If one were writing out a new SDF file, it is possible to write a header exactly as above, followed by the identical binary data. However, it would be much more convenient to write the "scalar" data as ascii values into the header. A new SDF file might look like:

# SDF 1.0
/* Comments may be between C-like comment delimiters */
# Or they follow the shell-like comment delimiter to end-of-line
# This file was created by dave@h9k.hal.com on January 12, 1992...
int64_t npart = 200000;
float Gnewt = 1.0;
int iter = 17;
float masstot = 1.1;
float epsilon = 0.02;
...
struct {
    float mass;
    float x, y, z;
    float vx, vy, vz;
    int64_t ident;
}[200000];
# SDF-EOH ^L^L

This has the great advantage that most of the file's parameters are now both human-readable and machine-readable. A disadvantage to putting "history" information into comments is that it becomes inaccessable to programs (since SDF doesn't record comments). Another option is to put it in a character string:

   char history[] = 
   "This file created by ... on ...
   200000 body torqued Jaffe model constructed using:
   cubix ...
   ";

Don't bother with C-syntax for newlines, etc in character strings. SDF just scans till it hits another " character. It doesn't do any escape-interpretation, so don't bother with '\n' and especially don't try to put the double-quote character inside strings.
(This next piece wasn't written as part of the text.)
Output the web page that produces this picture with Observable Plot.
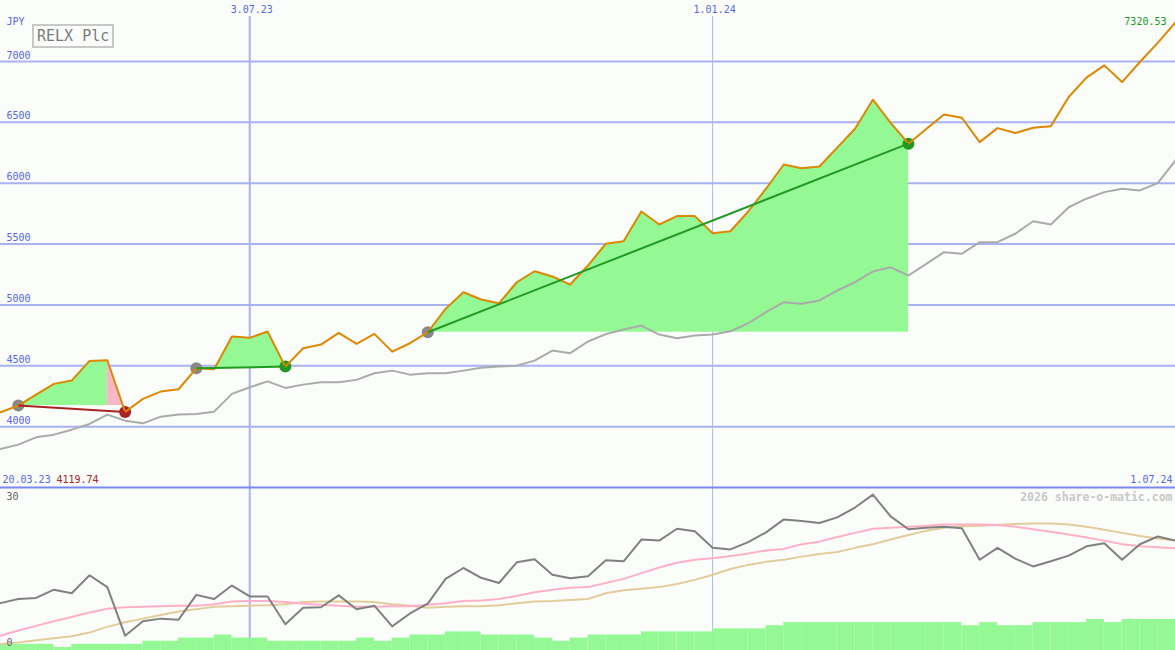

Byte order is another headache. The function SDFcpubyteorder() returns an unsigned int which "describes" the host-cpu's byte order, in a format which may be placed into an SDF header with the. "parameter byteorder" keyword.

 parameter byteorder = 0x12345678;

You can make this line in a C program with:

fprintf(fp, "parameter byteorder = 0x%x;\n", SDFcpubyteorder());

If such a parameter is in the header, then SDFread functions will assume that the binary data is written in the file in the byte order specified by the parameter. If the machine doing the reading has a different byte order, then bytes are swapped automatically. If there is no such parameter, you can tell the read functions to swap with SDFswapon(). Similarly, you can turn off swapping (for whatever reason) with SDFswapoff(), and you can inquire about swapping with SDFisswapping();

Non-ieee floats are completely out of the question.